Results from the most recent Student Experience Survey, published last week, will have made grim reading for outgoing Vice-Chancellor Brian Cantor, after they revealed that The University of York has dropped almost 30 places, coming in at a dismal 61st in the rankings.

The university was not only trounced by its traditional competitors, including Warwick and Lancaster, but for the first time came in lower than local rivals York St John, who came 58th.

The survey, commissioned by Times Higher Education, is designed to compare feedback from students about the quality of many different aspects of university life, rather than simply measuring academic standards like the more traditional league tables.

As well as reviewing course structure and facilities, students were asked more general questions regarding ‘social life’ and ‘community atmosphere’. But need we take seriously a poll topped by The University of Dundee, who came in well ahead of world-renowned institutions including Oxford and Cambridge?

The answer is yes. At a time of economic instability, the first and foremost priority of many will be the employment prospects a degree can offer. But when they are now being asked to pay £9000 per year in tuition fees, prospective students also deserve to know more about the university experience they can expect and not simply the comparative worth of the piece of paper they will receive at the end of it all.

The Student Experience Survey has been rightly criticised for its small and unscientific sample size, having only taken into account the views of around one per cent of students. It is not, however, the only comparative measure of student opinion.

For the last seven years, the government funded National Student Survey (NSS) has offered a far wider picture of students’ views on their own institutions. The questionnaire, which all third years will have been asked to complete last term, ranks universities based on students’ opinions of teaching, assessment, learning resources, personal development opportunities and numerous other factors.

The NSS has, however, also been widely criticised since its introduction. Most recently, it came under fire at last month’s NUS National Conference in Sheffield. Delegates from the far-left condemned the poll as “a key element of neoliberal proposals to transform higher education into a marketable commodity” and called for a boycott.

It was argued that the survey “naturalises the idea of students as ‘customers’ and staff as ‘service providers'”. In a world where tuition fees are a reality and universities are actively engaged in attempts to attract the brightest and the best, surely any measure that gives prospective students power similar to consumers should be seen as a positive influence?

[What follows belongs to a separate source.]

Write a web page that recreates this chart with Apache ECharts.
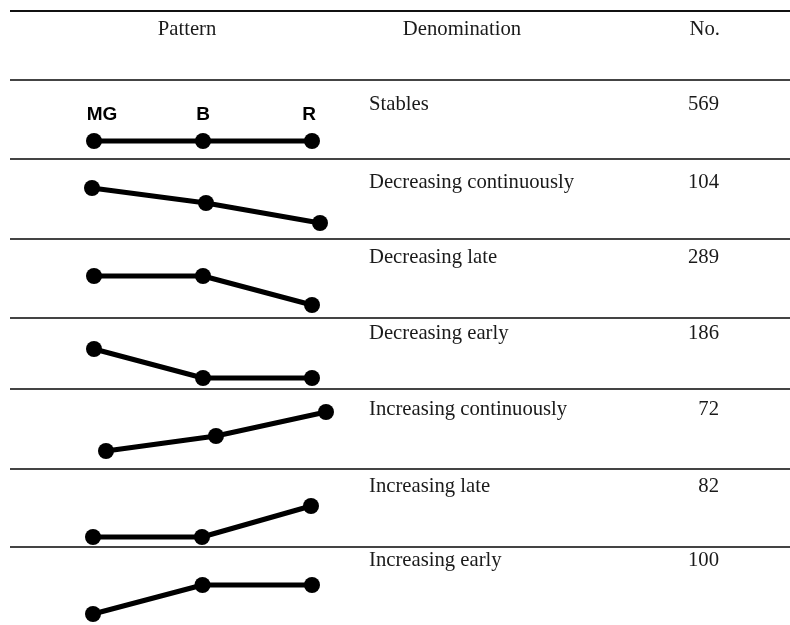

Problems have also been identified with the way the NSS, conducted by Ipsos MORI, is administered. Earlier this year, Vision called into question the apparent ease with which institutions could potentially fabricate results by impersonating students who failed to complete the survey and entering positive feedback on their behalf.

Cases have also come to light where there have been blatant attempts by institutions to persuade students to artificially inflate their approval ratings; in one particular instance, a lecturer at Kingston University told students that “if [we] come bottom … no one is going to want to employ you because they’ll think your degree is shit”.

The survey is also subject to manipulation by universities who incentivise an extremely high turnout. This waters down the impact of so-called ‘complainers’, who are far more likely to complete the survey out of their own volition.

Despite these apparent flaws, the NSS should be embraced as a useful tool for engaging with students on the elements of their degree that need to be improved. Proponents of the survey note that, as a direct result of its introduction, many institutions have introduced measures to constantly review student feedback.

Regardless of any imbalances in the ways the survey is conducted between different universities, it allows them to effectively monitor areas where they have improved year-on-year or where standards are falling within institutions or from the perspective of students.
The survey forces institutions to be more accountable to students and serves to identify key weakness that students’ unions can then campaign on to see addressed.

Recent improvements of the library and of campus accommodation, along with the expansion of Heslington East campus can be seen as attempts by the university to improve the student experience, but York is still woefully under performing in this area.

Cantor’s replacement must focus on delivering for existing students rather than on constant expansion, so that the university’s placing in the various student satisfaction tables does not undermine its strong academic reputation.